_Aim_. Check each line for the word "this" and give how many have it. Say nothing else.

_Exercise input_.
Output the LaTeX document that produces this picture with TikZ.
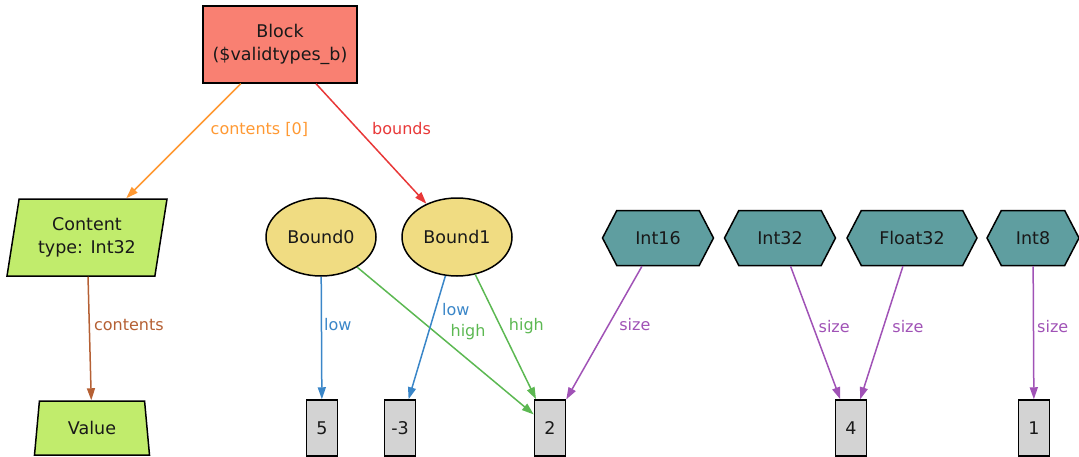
\documentclass[tikz,border=0pt]{standalone}
\usepackage{fontspec}
\setmainfont{DejaVu Sans}
\usetikzlibrary{shapes.geometric,shapes.symbols,arrows.meta}
\definecolor{blockred}{RGB}{249,128,114}
\definecolor{limegreen}{RGB}{193,236,108}
\definecolor{buff}{RGB}{240,220,130}
\definecolor{cadet}{RGB}{95,158,160}
\definecolor{boxgray}{RGB}{211,211,211}
\definecolor{eorange}{RGB}{255,153,51}
\definecolor{ered}{RGB}{232,56,56}
\definecolor{ebrown}{RGB}{181,96,52}
\definecolor{eblue}{RGB}{58,134,200}
\definecolor{egreen}{RGB}{92,184,82}
\definecolor{epurple}{RGB}{160,82,182}
\begin{document}
\begin{tikzpicture}[x=1pt,y=-1pt,
  nodebase/.style={draw=black, line width=1.5pt, font=\fontsize{17.5}{23}\selectfont, align=center, inner sep=0pt, text=black!90},
  blockbox/.style={nodebase, rectangle, fill=blockred, minimum width=154pt, minimum height=77pt},
  parabox/.style={nodebase, trapezium, trapezium left angle=73, trapezium right angle=107, trapezium stretches body, fill=limegreen, minimum width=160pt, minimum height=77pt},
  trapbox/.style={nodebase, trapezium, trapezium left angle=70, trapezium right angle=70, trapezium stretches body, fill=limegreen, minimum width=115pt, minimum height=54pt},
  boundbox/.style={nodebase, ellipse, fill=buff, minimum width=110pt, minimum height=78pt},
  hexbox/.style={nodebase, signal, signal to=east and west, signal pointer angle=125, fill=cadet, minimum height=55pt},
  valbox/.style={nodebase, rectangle, fill=boxgray, minimum width=31pt, minimum height=56pt},
  edgeline/.style={line width=1.5pt, -{Triangle[length=12pt,width=8pt]}},
  elabel/.style={font=\fontsize{16}{19}\selectfont, inner sep=0pt, anchor=west}
]
\useasboundingbox (0,0) rectangle (1079,456);

\node[blockbox] (block) at (280,44.5) {Block\\(\$validtypes\_b)};
\node[parabox] (content) at (87,237.5) {Content\\type: Int32};
\node[trapbox] (value) at (92,428) {Value};
\node[boundbox] (bound0) at (321,237) {Bound0};
\node[boundbox] (bound1) at (457,237) {Bound1};
\node[hexbox, minimum width=111pt] (int16) at (658,238) {Int16};
\node[hexbox, minimum width=111pt] (int32) at (780,238) {Int32};
\node[hexbox, minimum width=130pt] (float32) at (912,238) {Float32};
\node[hexbox, minimum width=92pt] (int8) at (1033,238) {Int8};
\node[valbox] (v5) at (322,428) {5};
\node[valbox] (vm3) at (400,428) {-3};
\node[valbox] (v2) at (550,428) {2};
\node[valbox] (v4) at (851,428) {4};
\node[valbox] (v1) at (1034,428) {1};

\draw[edgeline, eorange] (block) -- node[elabel, pos=0.4, xshift=15pt, text=eorange] {contents [0]} (content);
\draw[edgeline, ered] (block) -- node[elabel, pos=0.375, xshift=14pt, text=ered] {bounds} (bound1);
\draw[edgeline, ebrown] (content) -- node[elabel, pos=0.39, xshift=4pt, text=ebrown] {contents} (value);
\draw[edgeline, eblue] (bound0) -- node[elabel, pos=0.39, xshift=2pt, text=eblue] {low} (v5);
\draw[edgeline, egreen] (bound0) -- node[elabel, pos=0.44, xshift=15pt, text=egreen] {high} (v2);
\draw[edgeline, eblue] (bound1) -- node[elabel, pos=0.27, xshift=6pt, text=eblue] {low} (vm3);
\draw[edgeline, egreen] (bound1) -- node[elabel, pos=0.41, xshift=8pt, text=egreen] {high} (v2);
\draw[edgeline, epurple] (int16) -- node[elabel, pos=0.44, xshift=10pt, text=epurple] {size} (v2);
\draw[edgeline, epurple] (int32) -- node[elabel, pos=0.45, xshift=5pt, text=epurple] {size} (v4);
\draw[edgeline, epurple] (float32) -- node[elabel, pos=0.45, xshift=8pt, text=epurple] {size} (v4);
\draw[edgeline, epurple] (int8) -- node[elabel, pos=0.45, xshift=3pt, text=epurple] {size} (v1);
\end{tikzpicture}
\end{document}
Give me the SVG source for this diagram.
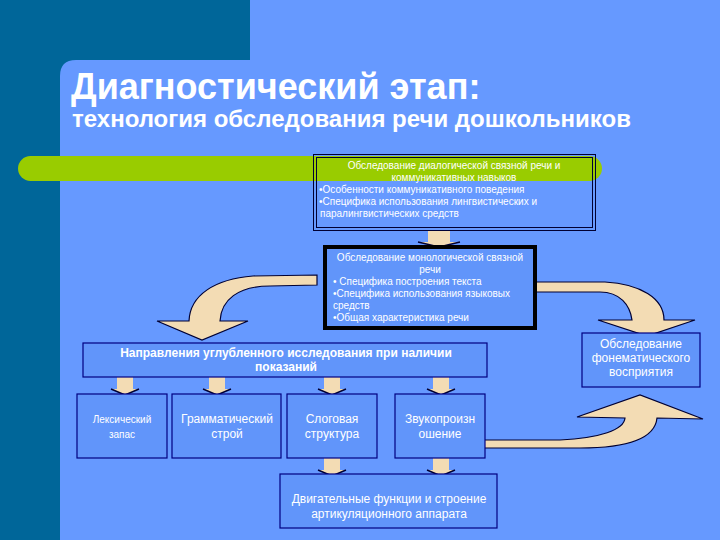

_Completed task_. 2